The Damage of the Lies
There are not many things worse than a grown man who is still telling lies. He is old enough to know better, yet he still chooses deception over honesty: constantly. He chooses manipulation over transparency and mind games over maturity.
He thinks he is slick - getting away with it (and in some cases, he is), but his closest supply is aware and is learning just how deeply immature he still is.
When a grown man lies, it isn’t just dishonest: it’s disrespectful. He is communicating that your feelings, trust, time, and dignity don’t matter to him.
The damaging effects on the relationship are enormous, and you, as his supply, end up feeling foolish for believing him, foolish for loving him, foolish for giving him chance after chance - and you find yourself repeatedly betrayed by his lies and manipulation. After the discard, as the lies and manipulation continue around you, your heart has to revisit the truths of the betrayals and feels the sting once again.
The Lies; Oh, the Lies!
Excessive Defensiveness
Catch a narcissist in a lie and they will very quickly become hostile, defensive, and maybe even violent. I share elsewhere how my narcissist responded when I proved to him that I knew the truth about his cruise. He threatened to run over me.
On another occasion, when I asked him to explain how he could outright lie to our children about our relationship, he responded with the most hateful email I’ve ever received from anyone - attacking every part of who I am and leaving me in a puddle of sobs and a heart that knew better than what he was saying, but couldn’t help but question what I knew to be true.
Blame Shifting
This habit is often a part of the narcissist’s life, but is sometimes used to deflect from the truth when a lie has been told. Shifting the focus to another person, accusing someone else of wrongdoing doing and refusing to be accountable are signs that there is another deception or outright lie taking place.
He’s So Convincing!
A difficult question is this: Does he believe his lies? The answer isn’t a hard yes or no!
Some narcissists engage in self-deception, convincing themselves that their lies are true to maintain their distorted self-image. Others knowingly lie but justify it as necessary to protect themselves or manipulate others.
In either case, their dishonesty is rooted in their deep-seated need for control and admiration. When confronted, they often double down on their lies rather than admit the truth.
WHY LIE?
Narcissists lie to serve their self-interest, using deception to maintain control and protect their image. They lie to avoid shame, manipulate others for admiration or compliance, and create false narratives to reinforce their superiority.
When confronted, they deflect blame and evade accountability. Lacking empathy, they rarely consider how their lies affect others, focusing only on personal gain.
For those who think they aren’t aware of what they are doing. Sadly, their deception is often strategic, ensuring they remain in control while avoiding consequences.

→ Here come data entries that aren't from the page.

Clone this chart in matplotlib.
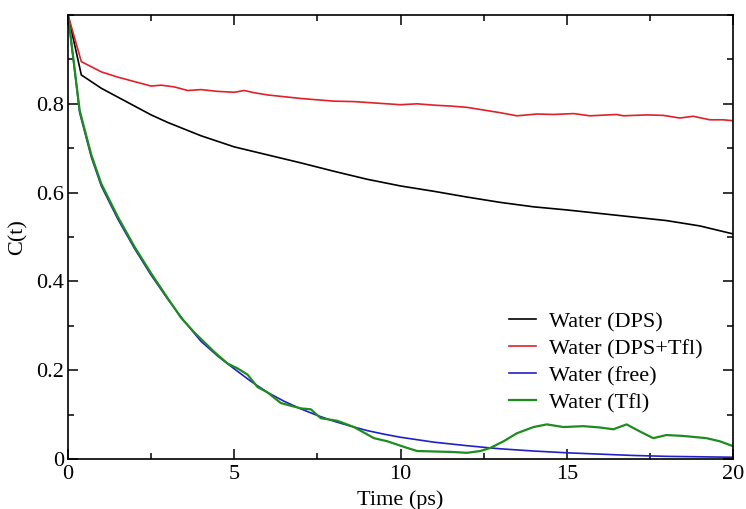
import matplotlib
matplotlib.use("Agg")
import matplotlib.pyplot as plt
from matplotlib.ticker import MultipleLocator

plt.rcParams['font.family'] = ['Liberation Serif', 'DejaVu Serif']

# Water (DPS)
t_dps = [0, 0.4, 1, 1.5, 2, 2.5, 3, 4, 5, 6, 7, 8, 9, 10, 11, 12, 13, 14, 15, 16, 17, 18, 19, 20]
c_dps = [1.0, 0.865, 0.835, 0.815, 0.795, 0.775, 0.758, 0.728, 0.703, 0.685, 0.667, 0.648,
         0.630, 0.615, 0.603, 0.590, 0.578, 0.568, 0.561, 0.553, 0.545, 0.537, 0.525, 0.507]

# Water (DPS+Tfl)
t_dps_tfl = [0, 0.4, 1, 1.5, 2, 2.5, 2.8, 3.2, 3.6, 4, 4.5, 5, 5.3, 5.6, 6, 7, 8, 8.6, 9, 10,
             10.5, 11, 11.5, 12, 12.5, 13, 13.5, 14.1, 14.6, 15.2, 15.7, 16.5, 16.7, 17.4,
             17.9, 18.4, 18.8, 19.3, 19.7, 20]
c_dps_tfl = [1.0, 0.895, 0.872, 0.86, 0.85, 0.84, 0.842, 0.838, 0.83, 0.832, 0.828, 0.826,
             0.83, 0.825, 0.82, 0.812, 0.806, 0.805, 0.803, 0.798, 0.80, 0.797, 0.795, 0.792,
             0.786, 0.78, 0.773, 0.777, 0.776, 0.778, 0.773, 0.776, 0.773, 0.775, 0.774,
             0.768, 0.772, 0.764, 0.764, 0.762]

# Water (free)
t_free = [0, 0.35, 0.7, 1, 1.5, 2, 2.5, 3, 3.5, 4, 4.5, 5, 5.5, 6, 6.5, 7, 7.5, 8, 8.5, 9,
          9.5, 10, 11, 12, 12.7, 13, 14, 15, 16, 17, 18, 19, 20]
c_free = [1.0, 0.78, 0.68, 0.615, 0.54, 0.474, 0.414, 0.36, 0.31, 0.265, 0.232, 0.203, 0.175,
          0.15, 0.13, 0.113, 0.098, 0.085, 0.074, 0.064, 0.056, 0.049, 0.038, 0.030, 0.025,
          0.023, 0.018, 0.014, 0.011, 0.008, 0.006, 0.005, 0.004]

# Water (Tfl)
t_tfl = [0, 0.35, 0.7, 1, 1.5, 2, 2.5, 3, 3.4, 3.8, 4.4, 4.8, 5.1, 5.4, 5.7, 6, 6.4, 7.0,
         7.3, 7.6, 8.1, 8.6, 9.2, 9.6, 10.2, 10.5, 11, 11.5, 12, 12.4, 12.7, 13.1, 13.5, 14,
         14.4, 14.9, 15.5, 16, 16.4, 16.8, 17.2, 17.6, 18, 18.5, 19.2, 19.6, 20]
c_tfl = [1.0, 0.785, 0.685, 0.62, 0.545, 0.478, 0.418, 0.362, 0.318, 0.285, 0.241, 0.215,
         0.204, 0.19, 0.162, 0.15, 0.126, 0.114, 0.112, 0.092, 0.086, 0.072, 0.047, 0.04,
         0.025, 0.018, 0.017, 0.016, 0.014, 0.018, 0.025, 0.04, 0.058, 0.072, 0.078, 0.072,
         0.074, 0.071, 0.067, 0.078, 0.062, 0.047, 0.054, 0.052, 0.047, 0.04, 0.029]

x_ticks = [0, 5, 10, 15, 20]
y_ticks = [0, 0.2, 0.4, 0.6, 0.8]
y_tick_labels = ["0", "0.2", "0.4", "0.6", "0.8"]

fig = plt.figure(figsize=(7.46, 5.09), dpi=100)
ax = fig.add_axes([0.0912, 0.0982, 0.8914, 0.8723])

ax.plot(t_dps, c_dps, color='black', lw=1.2, label='Water (DPS)')
ax.plot(t_dps_tfl, c_dps_tfl, color='#e0202a', lw=1.2, label='Water (DPS+Tfl)')
ax.plot(t_free, c_free, color='#2020c8', lw=1.2, label='Water (free)')
ax.plot(t_tfl, c_tfl, color='#1e8c1e', lw=1.6, label='Water (Tfl)')

ax.set_xlim(0, 20)
ax.set_ylim(0, 1.0)
ax.set_xticks(x_ticks)
ax.set_xticklabels([str(v) for v in x_ticks])
ax.set_yticks(y_ticks)
ax.set_yticklabels(y_tick_labels)
ax.xaxis.set_minor_locator(MultipleLocator(2.5))
ax.yaxis.set_minor_locator(MultipleLocator(0.1))
ax.tick_params(which='both', direction='in', top=True, right=True, width=1.1,
               labelsize=16, pad=3)
ax.tick_params(axis='x', pad=4.5)
ax.tick_params(which='major', length=7)
ax.tick_params(which='minor', length=4.5)
for s in ax.spines.values():
    s.set_linewidth(1.2)

ax.set_xlabel('Time (ps)', fontsize=16, labelpad=4)
ax.set_ylabel('C(t)', fontsize=16, labelpad=6)

ax.legend(loc='lower right', bbox_to_anchor=(0.985, 0.058), frameon=False, fontsize=16,
          handlelength=1.2, handletextpad=0.6, labelspacing=0.29)

fig.savefig('out.png', dpi=100)
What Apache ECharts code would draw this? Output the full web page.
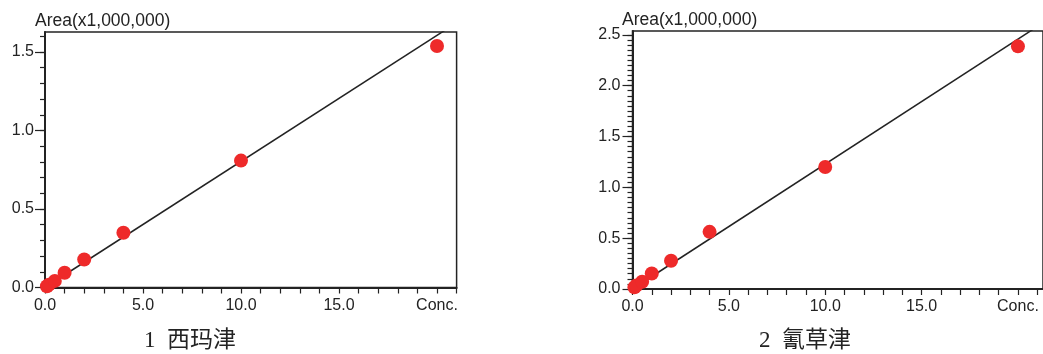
<!DOCTYPE html>
<html>
<head>
<meta charset="utf-8">
<script src="https://cdn.jsdelivr.net/npm/echarts@6.0.0/dist/echarts.min.js"></script>
<style>
  html, body { margin: 0; padding: 0; background: #fff; }
  #chart { width: 1043px; height: 354px; }
</style>
</head>
<body>
<div id="chart"></div>
<script>
// calibration data (x: Conc., y: Area x1,000,000)
const concLeft = [0.1, 0.2, 0.5, 1, 2, 4, 10, 20];
const areaLeft = [0.008, 0.018, 0.042, 0.094, 0.178, 0.349, 0.808, 1.538];
const fitLeft = [[0, 0], [21, 1.686]];

const concRight = [0.1, 0.2, 0.5, 1, 2, 4, 10, 20];
const areaRight = [0.016, 0.035, 0.071, 0.153, 0.278, 0.562, 1.2, 2.386];
const fitRight = [[0, 0], [21, 2.58]];

const titleLeft = '1  西玛津';
const titleRight = '2  氰草津';
const yName = 'Area(x1,000,000)';

// tick values
const xLabelTicks = [0, 5, 10, 15, 20];
const xTicks = [0, 1, 2, 3, 4, 5, 6, 7, 8, 9, 10, 11, 12, 13, 14, 15, 16, 17, 18, 19, 20, 21];
const yMajorLeft = [0, 0.5, 1.0, 1.5];
const yMajorRight = [0, 0.5, 1.0, 1.5, 2.0, 2.5];

const steps = (end, step) => {
  const out = [];
  for (let i = 0; i * step <= end + 1e-9; i++) out.push(+(i * step).toFixed(3));
  return out;
};
const yMinorLeft = steps(1.6, 0.1);
const yMinorRight = steps(2.5, 0.05);

const zip = (xs, ys) => xs.map((x, i) => [x, ys[i]]);

const ink = '#232323';
const sans = 'Liberation Sans, Arial, sans-serif';
const labelFont = { color: ink, fontSize: 16, fontFamily: sans };
const nameFont = { fontWeight: 'normal', fontSize: 17.5, color: ink, fontFamily: sans };
const captionFont = { fontWeight: 'normal', fontSize: 23, color: ink, fontFamily: '"Liberation Serif", "Noto Sans CJK SC", serif' };

const xAxisFor = (grid, max) => ({
  type: 'value', gridIndex: grid, min: 0, max: max,
  axisLine: { show: true, onZero: false, lineStyle: { color: ink, width: 2 } },
  axisTick: { show: true, length: 6, customValues: xTicks, lineStyle: { color: ink, width: 1.2 } },
  axisLabel: Object.assign({ margin: 10, customValues: xLabelTicks,
    formatter: v => (v === 20 ? 'Conc.' : v.toFixed(1)) }, labelFont),
  splitLine: { show: false }
});

const yMajor = (grid, max, ticks, margin) => ({
  type: 'value', gridIndex: grid, position: 'left', min: 0, max: max,
  axisLine: { show: true, onZero: false, lineStyle: { color: ink, width: 2 } },
  axisTick: { show: true, length: 10, customValues: ticks, lineStyle: { color: ink, width: 1.2 } },
  axisLabel: Object.assign({ margin: margin, customValues: ticks, formatter: v => v.toFixed(1) }, labelFont),
  splitLine: { show: false }
});

const yMinor = (grid, max, ticks) => ({
  type: 'value', gridIndex: grid, position: 'left', min: 0, max: max,
  axisLine: { show: false },
  axisTick: { show: true, length: 5, customValues: ticks, lineStyle: { color: ink, width: 1.2 } },
  axisLabel: { show: false },
  splitLine: { show: false }
});

const chart = echarts.init(document.getElementById('chart'));

chart.setOption({
  animation: false,
  title: [
    { text: yName, left: 35, top: 12, padding: 0, textStyle: nameFont },
    { text: yName, left: 622, top: 11, padding: 0, textStyle: nameFont },
    { text: titleLeft, left: 144, top: 329, padding: 0, textStyle: captionFont },
    { text: titleRight, left: 759, top: 329, padding: 0, textStyle: captionFont }
  ],
  grid: [
    { left: 45, top: 32, width: 411.6, height: 255.5, show: true, borderColor: ink, borderWidth: 1.5 },
    { left: 632.5, top: 31, width: 414, height: 258, show: true, borderColor: ink, borderWidth: 1.5 }
  ],
  xAxis: [xAxisFor(0, 21), xAxisFor(1, 21.3)],
  yAxis: [
    yMajor(0, 1.627, yMajorLeft, 11),
    yMinor(0, 1.627, yMinorLeft),
    yMajor(1, 2.537, yMajorRight, 12),
    yMinor(1, 2.537, yMinorRight)
  ],
  series: [
    { type: 'line', xAxisIndex: 0, yAxisIndex: 0, data: fitLeft, symbol: 'none',
      lineStyle: { color: ink, width: 1.5 }, clip: true, z: 2 },
    { type: 'scatter', xAxisIndex: 0, yAxisIndex: 0, data: zip(concLeft, areaLeft),
      symbolSize: 14, itemStyle: { color: '#ee2a2a', opacity: 1 }, z: 3 },
    { type: 'line', xAxisIndex: 1, yAxisIndex: 2, data: fitRight, symbol: 'none',
      lineStyle: { color: ink, width: 1.5 }, clip: true, z: 2 },
    { type: 'scatter', xAxisIndex: 1, yAxisIndex: 2, data: zip(concRight, areaRight),
      symbolSize: 14, itemStyle: { color: '#ee2a2a', opacity: 1 }, z: 3 }
  ]
});
</script>
</body>
</html>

Ultimately, lying becomes a habitual tool to manipulate, protect their ego, and maintain the illustion they want others to believe.
Inconsistent Stories
One of the indicators that your narcissist is lying is that their stories change. You may hear this when they are speaking to others, and you may pick up on it when they are speaking to you and have forgotten what they told you prior.
When I saw this and asked questions about it, he always turned it on me, saying that I wasn’t listening the first time, or that I had a bad memory or even that I was lying. Since he left me however; I’ve seen it more clearly when various of my children shared with me what he was telling them. He would tell one son that he and the other woman didn’t have a relationship, but were business partners, while telling a daughter that they were in a relationship and were living together, traveling together and building a home together. When he and the woman both moved but to different locations he changed the story once again - to telling our son that he was interested in a different woman and there was absolutely nothing between him and the first woman. She still visits him at his home at the beach, he still stayed with her when he came to town over the holidays and for other reasons and when she sold her home, he acted as her “partner” in helping her move - helping with her new home, etc. The story is constantly changing.
Another example of this type of inconsistent story… I heard that he was going on a cruise when he walked into my house and took my daughter’s suitcase, saying that he wanted to use it and he would do as he pleased. As he closed the door behind himself, he grinned and bragged to me about the cruise he was going on. This was intended to hurt me, since I had asked for a cruise for an anniversary trip and this was the year of our 30th anniversary.
I would be told by one daughter that the other woman had paid for the cruise for them, and they were staying in separate cabins. (what he had told her) He told another son that he was going alone. He posted a picture on social media of his time on the cruise, and the other woman was obviously with him, and every photo of the fabulous meals he was having had two at the table… When I asked him about it several weeks later, he swore on a Bible that he was on the cruise alone. When I told him I had seen pictures and she was there, he threatened to run over me with his car if I didn’t move away from his window.
Sadly, I seemed to be the only one picking up on the different stories - the outright lies and the manipulation of whoever he was speaking with at the time.